また、rel="metadata"という属性値が、HTML4.0勧告で規定されていない属性値だという問題があります。これについては、以下のような対処法があります。
「HTML4の仕様書は、"仕様書に記載されているリンクタイプ以外のものを使う場合はhead要素のprofile属性でその定義を参照すること"、と定めています。この規定はほとんど有名無実と化してはいますが、厳密を期したい方は、Sean B. Palmerが提供しているプロファイルを用いて、次のように記述することができます。
<head profile="http://purl.org/net/uriprofile/">
このプロファイルにより、大手を振ってrel="meta"というリンクタイプが使えるようになります。
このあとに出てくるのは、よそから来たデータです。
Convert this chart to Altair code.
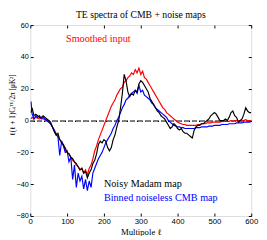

」
(The Web KANZAKI
        http://www.kanzaki.com/docs/sw/dublin-core.html#rdf-html-link
2.RDFメタデータの参照順序
当委員会では、RDFメタデータを収集・検索エンジンがRDFメタデータを在りかを探す際の参照順序として、「C→A→B」の順序が妥当と考えます。
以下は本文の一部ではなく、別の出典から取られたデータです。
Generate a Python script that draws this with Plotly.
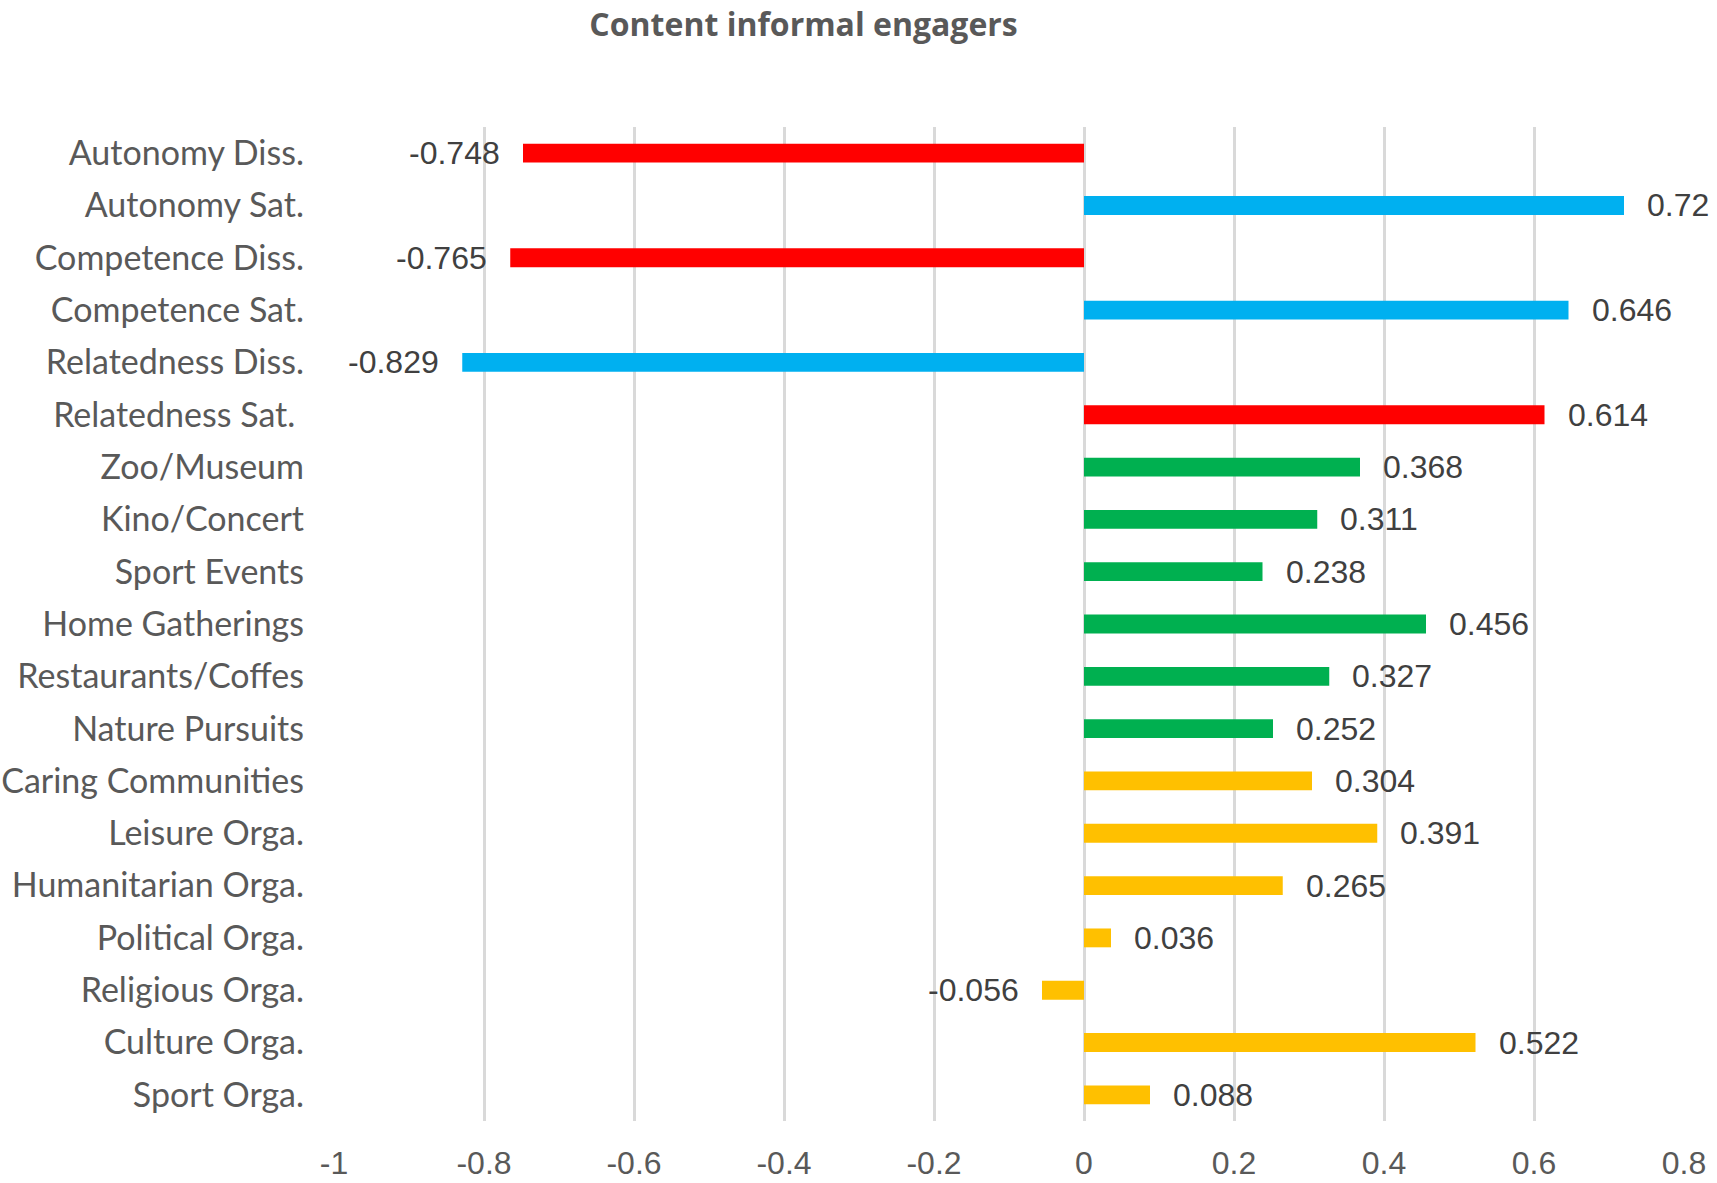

Cについては、コンテンツ本体とメタデータとの結び付きが最も強い方法であるため、ここを最初に参照することとします。
Aについては、RDFメタデータのファイル名や設置場所に注意が必要ですが、コンテンツ作成者がRDFメタデータも自由に作成してローカルに管理できるという点ではBより優れています。ただし、メタデータの設置場所に関してコンテンツ作成者と参照者でコンセンサスがとれないと機能しないというデメリットがあります。
Bについては、既存の大量のコンテンツについてのRDFメタデータを作成し一括管理する際には最も優れた方法と言えますが、複数のコンテンツに対するRDFメタデータ(の場所)をまとめて記述したファイルは、そのバージョン管理や変更権限などに注意を要します。また、Aと同様にメタデータの設置場所に関するコンセンサスが必要ですが、Aよりも推測はしやすいと言えます。
既存コンテンツへの対応やRDFメタデータの効率的な集中管理を重視するならば、「B→A→C」という参照順序も考えられますが、当委員会ではコンテンツ作成者によるRDFメタデータ付与の容易さといったコンテンツのポータビリティを重視して、「C→A→B」の参照順序を提案します。